**TASK TO CARRY OUT:** Look for the string "this" in the lines and copy each line that has it.

**STORED ROWS:**

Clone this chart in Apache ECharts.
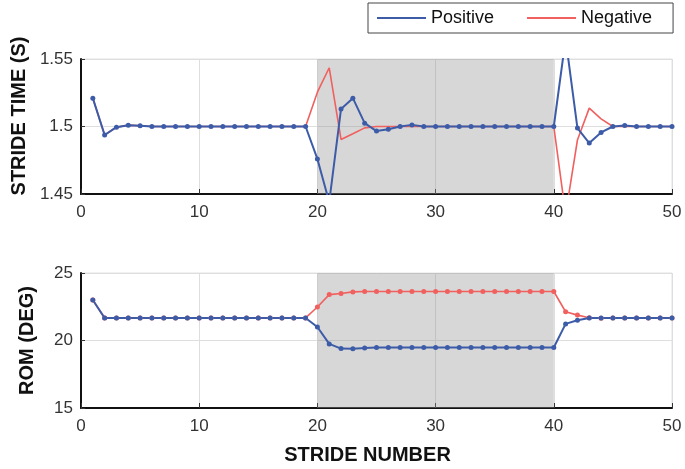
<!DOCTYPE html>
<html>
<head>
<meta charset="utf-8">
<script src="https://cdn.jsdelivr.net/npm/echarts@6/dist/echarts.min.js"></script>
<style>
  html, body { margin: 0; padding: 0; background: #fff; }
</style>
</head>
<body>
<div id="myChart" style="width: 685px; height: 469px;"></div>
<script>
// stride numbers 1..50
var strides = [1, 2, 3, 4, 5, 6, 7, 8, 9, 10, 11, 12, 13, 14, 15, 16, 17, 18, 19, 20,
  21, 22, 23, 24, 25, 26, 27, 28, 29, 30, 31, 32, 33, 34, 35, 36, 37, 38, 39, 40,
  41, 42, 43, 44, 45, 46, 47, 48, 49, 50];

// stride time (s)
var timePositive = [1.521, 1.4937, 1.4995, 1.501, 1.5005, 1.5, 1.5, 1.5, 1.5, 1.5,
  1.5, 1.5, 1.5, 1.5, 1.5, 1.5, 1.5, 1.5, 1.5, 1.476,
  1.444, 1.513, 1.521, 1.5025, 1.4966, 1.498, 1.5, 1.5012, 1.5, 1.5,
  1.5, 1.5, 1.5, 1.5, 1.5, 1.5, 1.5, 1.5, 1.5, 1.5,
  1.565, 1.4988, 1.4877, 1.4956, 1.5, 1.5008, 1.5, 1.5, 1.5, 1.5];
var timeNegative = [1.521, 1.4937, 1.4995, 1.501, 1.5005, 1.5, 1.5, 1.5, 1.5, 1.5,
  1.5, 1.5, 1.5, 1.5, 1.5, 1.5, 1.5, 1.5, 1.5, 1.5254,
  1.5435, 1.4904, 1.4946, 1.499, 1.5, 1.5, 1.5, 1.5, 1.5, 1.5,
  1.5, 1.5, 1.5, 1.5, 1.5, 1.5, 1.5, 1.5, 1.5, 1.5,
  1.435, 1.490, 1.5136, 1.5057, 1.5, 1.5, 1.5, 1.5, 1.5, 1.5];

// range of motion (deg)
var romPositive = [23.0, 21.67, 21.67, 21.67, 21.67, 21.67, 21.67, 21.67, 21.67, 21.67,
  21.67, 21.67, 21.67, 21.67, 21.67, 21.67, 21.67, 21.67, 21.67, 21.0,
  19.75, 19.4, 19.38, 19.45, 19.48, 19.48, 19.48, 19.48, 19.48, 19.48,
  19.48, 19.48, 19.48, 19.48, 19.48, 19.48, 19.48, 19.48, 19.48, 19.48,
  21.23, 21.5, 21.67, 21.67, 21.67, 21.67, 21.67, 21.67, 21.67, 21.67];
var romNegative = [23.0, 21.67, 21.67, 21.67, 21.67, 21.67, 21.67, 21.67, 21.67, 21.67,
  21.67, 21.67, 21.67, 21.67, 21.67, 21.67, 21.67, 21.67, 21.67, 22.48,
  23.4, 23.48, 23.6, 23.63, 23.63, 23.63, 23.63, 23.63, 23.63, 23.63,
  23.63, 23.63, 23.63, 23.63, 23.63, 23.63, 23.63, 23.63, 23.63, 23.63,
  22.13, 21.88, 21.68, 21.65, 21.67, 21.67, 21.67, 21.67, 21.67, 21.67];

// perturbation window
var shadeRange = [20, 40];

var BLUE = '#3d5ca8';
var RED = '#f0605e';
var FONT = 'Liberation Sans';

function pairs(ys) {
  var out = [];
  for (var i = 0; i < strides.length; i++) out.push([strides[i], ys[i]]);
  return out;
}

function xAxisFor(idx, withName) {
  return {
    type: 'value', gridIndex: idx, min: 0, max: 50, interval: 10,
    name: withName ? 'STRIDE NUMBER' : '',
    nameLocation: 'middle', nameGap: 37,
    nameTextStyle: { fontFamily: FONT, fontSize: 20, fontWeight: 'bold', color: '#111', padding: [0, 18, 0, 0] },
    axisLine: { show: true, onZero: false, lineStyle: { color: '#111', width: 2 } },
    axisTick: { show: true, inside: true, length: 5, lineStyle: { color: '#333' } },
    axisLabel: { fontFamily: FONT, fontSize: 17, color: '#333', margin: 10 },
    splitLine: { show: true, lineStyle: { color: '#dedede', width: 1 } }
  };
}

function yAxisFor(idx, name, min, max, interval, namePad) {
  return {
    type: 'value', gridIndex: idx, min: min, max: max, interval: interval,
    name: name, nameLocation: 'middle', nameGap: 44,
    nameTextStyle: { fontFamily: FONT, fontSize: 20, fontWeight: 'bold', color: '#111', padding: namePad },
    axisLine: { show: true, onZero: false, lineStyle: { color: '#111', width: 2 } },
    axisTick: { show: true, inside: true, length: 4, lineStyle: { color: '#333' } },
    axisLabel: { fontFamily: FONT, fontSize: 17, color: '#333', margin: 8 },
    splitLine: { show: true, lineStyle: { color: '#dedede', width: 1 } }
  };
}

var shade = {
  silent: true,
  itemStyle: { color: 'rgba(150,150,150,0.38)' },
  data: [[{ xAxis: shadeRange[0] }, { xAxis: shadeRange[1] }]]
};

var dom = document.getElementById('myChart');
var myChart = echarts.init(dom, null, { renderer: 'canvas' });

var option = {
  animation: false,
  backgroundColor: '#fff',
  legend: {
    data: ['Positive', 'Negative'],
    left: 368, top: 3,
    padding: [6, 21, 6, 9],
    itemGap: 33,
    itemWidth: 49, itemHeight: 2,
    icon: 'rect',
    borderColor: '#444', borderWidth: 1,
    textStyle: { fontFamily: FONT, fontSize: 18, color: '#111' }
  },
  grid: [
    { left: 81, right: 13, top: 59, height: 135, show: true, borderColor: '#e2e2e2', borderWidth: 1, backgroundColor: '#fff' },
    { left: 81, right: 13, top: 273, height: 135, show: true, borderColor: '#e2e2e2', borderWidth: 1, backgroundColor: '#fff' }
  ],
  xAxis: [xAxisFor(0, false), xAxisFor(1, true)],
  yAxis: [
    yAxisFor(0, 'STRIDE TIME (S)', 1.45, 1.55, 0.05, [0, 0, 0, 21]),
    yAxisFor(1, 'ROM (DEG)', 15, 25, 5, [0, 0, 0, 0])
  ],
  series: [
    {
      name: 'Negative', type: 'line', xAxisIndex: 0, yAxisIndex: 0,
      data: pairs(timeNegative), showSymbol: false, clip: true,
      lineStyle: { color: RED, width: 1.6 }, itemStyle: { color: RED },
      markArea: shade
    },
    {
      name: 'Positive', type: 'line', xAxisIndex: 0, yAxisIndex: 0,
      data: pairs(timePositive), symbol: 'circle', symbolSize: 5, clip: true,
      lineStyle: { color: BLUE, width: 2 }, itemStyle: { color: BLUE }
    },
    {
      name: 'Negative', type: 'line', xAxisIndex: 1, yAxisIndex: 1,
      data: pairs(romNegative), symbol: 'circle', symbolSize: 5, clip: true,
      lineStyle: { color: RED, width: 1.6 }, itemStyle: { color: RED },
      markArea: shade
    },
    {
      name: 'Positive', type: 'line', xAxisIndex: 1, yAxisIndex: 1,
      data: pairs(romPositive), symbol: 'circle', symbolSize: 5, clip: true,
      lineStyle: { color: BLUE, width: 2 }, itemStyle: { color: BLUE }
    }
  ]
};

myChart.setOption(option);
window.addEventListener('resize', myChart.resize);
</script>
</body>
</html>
==
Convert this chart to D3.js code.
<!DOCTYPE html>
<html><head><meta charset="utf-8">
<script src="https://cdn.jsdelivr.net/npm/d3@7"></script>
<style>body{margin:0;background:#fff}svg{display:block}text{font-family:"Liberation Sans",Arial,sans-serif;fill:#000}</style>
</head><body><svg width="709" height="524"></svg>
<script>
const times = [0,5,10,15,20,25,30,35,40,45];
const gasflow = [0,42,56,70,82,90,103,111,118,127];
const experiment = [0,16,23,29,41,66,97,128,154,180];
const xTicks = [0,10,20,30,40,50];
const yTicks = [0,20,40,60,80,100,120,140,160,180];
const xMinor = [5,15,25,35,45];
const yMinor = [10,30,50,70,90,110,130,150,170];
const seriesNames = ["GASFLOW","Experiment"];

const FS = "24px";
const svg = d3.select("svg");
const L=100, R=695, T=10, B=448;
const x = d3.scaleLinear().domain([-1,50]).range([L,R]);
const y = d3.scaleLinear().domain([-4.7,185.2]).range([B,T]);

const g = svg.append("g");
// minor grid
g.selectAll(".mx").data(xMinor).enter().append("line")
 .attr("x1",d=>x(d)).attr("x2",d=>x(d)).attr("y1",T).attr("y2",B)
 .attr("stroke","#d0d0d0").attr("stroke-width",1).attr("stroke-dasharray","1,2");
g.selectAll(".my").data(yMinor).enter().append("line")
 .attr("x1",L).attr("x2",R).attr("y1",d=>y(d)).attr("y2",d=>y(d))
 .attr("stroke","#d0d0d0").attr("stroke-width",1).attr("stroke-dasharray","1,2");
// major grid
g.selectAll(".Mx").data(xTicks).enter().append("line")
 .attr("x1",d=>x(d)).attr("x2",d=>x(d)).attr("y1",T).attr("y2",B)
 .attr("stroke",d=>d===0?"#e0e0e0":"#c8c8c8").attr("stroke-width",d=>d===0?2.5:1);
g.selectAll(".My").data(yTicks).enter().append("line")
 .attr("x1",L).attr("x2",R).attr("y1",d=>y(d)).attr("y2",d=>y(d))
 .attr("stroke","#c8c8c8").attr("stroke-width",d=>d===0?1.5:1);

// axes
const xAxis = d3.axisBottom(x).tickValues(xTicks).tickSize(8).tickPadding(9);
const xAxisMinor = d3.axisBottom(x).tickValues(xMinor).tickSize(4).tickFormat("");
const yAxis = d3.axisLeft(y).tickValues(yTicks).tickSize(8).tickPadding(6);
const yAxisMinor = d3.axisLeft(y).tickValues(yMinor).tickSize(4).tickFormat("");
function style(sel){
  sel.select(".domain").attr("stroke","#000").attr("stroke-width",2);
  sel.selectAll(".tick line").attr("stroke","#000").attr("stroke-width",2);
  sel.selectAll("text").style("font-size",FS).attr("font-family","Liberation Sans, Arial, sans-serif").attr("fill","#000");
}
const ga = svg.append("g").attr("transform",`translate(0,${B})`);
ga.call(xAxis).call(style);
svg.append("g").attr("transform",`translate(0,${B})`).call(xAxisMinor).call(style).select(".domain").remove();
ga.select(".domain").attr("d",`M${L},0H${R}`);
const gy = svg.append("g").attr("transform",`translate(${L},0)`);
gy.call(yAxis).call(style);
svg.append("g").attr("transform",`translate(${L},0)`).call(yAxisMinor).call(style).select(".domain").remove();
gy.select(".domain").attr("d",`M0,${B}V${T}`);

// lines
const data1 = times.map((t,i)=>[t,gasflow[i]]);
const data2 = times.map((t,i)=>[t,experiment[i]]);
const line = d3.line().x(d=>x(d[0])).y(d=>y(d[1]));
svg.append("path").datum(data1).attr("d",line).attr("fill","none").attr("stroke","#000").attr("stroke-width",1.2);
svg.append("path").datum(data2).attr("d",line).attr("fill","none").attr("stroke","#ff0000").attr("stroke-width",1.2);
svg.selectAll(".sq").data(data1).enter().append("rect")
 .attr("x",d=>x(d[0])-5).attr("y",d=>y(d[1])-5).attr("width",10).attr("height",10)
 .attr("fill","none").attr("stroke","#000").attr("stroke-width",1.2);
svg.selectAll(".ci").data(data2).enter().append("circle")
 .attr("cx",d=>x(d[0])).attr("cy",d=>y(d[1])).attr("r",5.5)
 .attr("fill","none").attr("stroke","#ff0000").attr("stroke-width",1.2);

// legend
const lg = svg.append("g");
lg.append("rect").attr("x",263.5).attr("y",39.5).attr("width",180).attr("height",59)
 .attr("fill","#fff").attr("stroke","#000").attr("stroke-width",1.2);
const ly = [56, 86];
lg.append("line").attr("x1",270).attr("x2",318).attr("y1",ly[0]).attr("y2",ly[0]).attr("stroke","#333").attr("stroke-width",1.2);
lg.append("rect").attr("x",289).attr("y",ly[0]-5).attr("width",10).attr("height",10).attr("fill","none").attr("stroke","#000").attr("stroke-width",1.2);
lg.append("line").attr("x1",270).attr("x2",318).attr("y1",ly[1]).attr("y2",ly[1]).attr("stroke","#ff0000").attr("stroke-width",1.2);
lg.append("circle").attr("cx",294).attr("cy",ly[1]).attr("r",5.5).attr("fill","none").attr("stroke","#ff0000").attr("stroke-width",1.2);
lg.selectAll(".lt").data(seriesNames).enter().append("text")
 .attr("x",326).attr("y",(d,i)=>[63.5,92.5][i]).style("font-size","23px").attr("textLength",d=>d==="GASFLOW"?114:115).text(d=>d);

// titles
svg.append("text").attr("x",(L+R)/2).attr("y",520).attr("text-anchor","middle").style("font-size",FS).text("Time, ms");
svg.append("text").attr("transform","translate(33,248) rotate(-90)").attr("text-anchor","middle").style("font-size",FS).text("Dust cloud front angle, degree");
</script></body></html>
--
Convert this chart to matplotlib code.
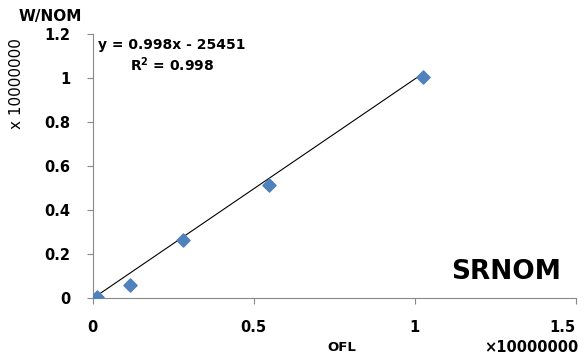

**OUTPUT OF THE TASK:**
Clone this chart in Apache ECharts.
Convert this chart to D3.js code.
Convert this chart to matplotlib code.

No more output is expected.